Hart first heard Adepoju play 32 years ago, when the talking drum innovator was called in to lay down some parts on a recording he was producing for another Nigerian drum master, Babatunde Olatunji. Olatunji, who had been living and working in the United States since the 1950s, was, by that time, a global legend who had headlined Radio City Music Hall, played with John Coltrane, been named-checked in a Dylan tune and written the track that Santana would remake as “Jingo.” It was a huge thrill for Adepoju to meet him; he was honored to contribute to the two albums that resulted from the sessions with Hart, Drums of Passion: The Invocation and Drums of Passion: The Beat.

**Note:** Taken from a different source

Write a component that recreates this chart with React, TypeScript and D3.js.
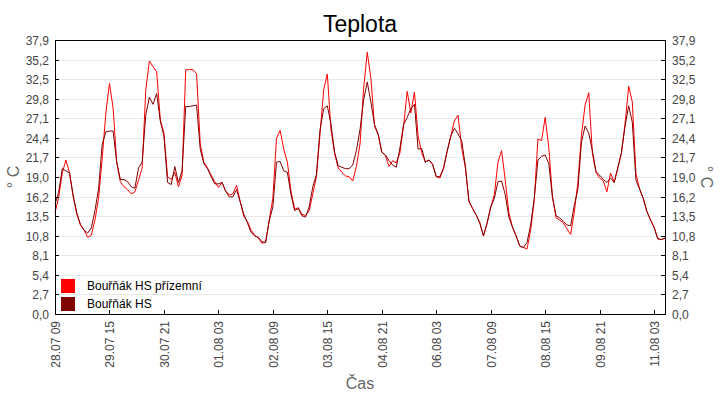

Sikiru subsequently joined Olatunji’s group, also called Drums of Passion (named after the 1959 U.S. debut album by Olatunji), and gained renown throughout the U.S. Over the past few decades, Adepoju has added his sound to recordings by Stevie Wonder, The String Cheese Incident and many others, while continuing to work with Hart.
“It was joyful to come across a Nigerian doing his style of music in the Western world,” says Adepoju about Olatunji. “Baba’s music reconnected me with the roots of African music, which are drum and dance. That’s the type of music that I grew up playing with my father [who was also a master drummer]. Seeing Baba promoting African drumming and culture gave me hope and the confidence that, by adding my talking drum to his music, we would go to a higher place together.”
The lead track on the first of those two Hart-produced albums, “Ajaja,” now serves as the first song on OPE (which translates to “Give Thanks”), a new release on MansMark Records spearheaded by Adepoju and credited to the Riddim Doctors. Adepoju has assembled a multinational group, featuring players from Nigeria, India, Puerto Rico, South Africa, Iran, the U.S., and Trinidad and Tobago, including Saminu Adepoju, Sikiru’s younger brother, who also plays the talking drum. Several guests from the jam world also contribute, including current Dead & Company keyboardist Jeff Chimenti, longtime Bob Weir collaborator and onetime Primus drummer Jay Lane and Widespread Panic bassist Dave Schools, who played with Adepoju in the Mickey Hart Band.
“Ajaja,” says Adepoju, means “the one spirit that rules the whole universe. The song also pays homage to our great ancestors’ ever-living spirits, in joyful remembrance of their contributions and their presence at all times. ‘Ajaja’ is a prayer-song that Baba used to open every show with.” The new take on the number features alternating vocal parts from the Nigerian singer Bola Abimbola and a sampled Olatunji, with Adepoju providing the choruses. Hussain also appears on the track. Since the death of Olatunji in 2003, at age 75, Adepoju believes that one of his own artistic missions is to carry on the work that his mentor began. “Olatunji was special,” he says, “because he elected to be an ambassador of African culture with his high level of education, even though traditional drummers were not highly regarded in this society. He opened the minds of the people of the Western world to African music and culture.
“My hope is that OPE will rejuvenate the spirit of Baba’s fans and followers because of the style of the music and the appearance of Baba himself on the album,” says Adepoju. “I hope it opens many multigenerational minds to the added new flavors, expertly blended by the star-studded group of cultural exponents from diverse countries.”
One person who believes Adepoju has the mojo to accomplish that goal is Hart. “Even though he can play all the indigenous rhythms of Nigeria, he’s kind of turned it into jazz in a way,” he says. “He has that ability; he has so much control. His technique is beautiful, flawless. He’s the best.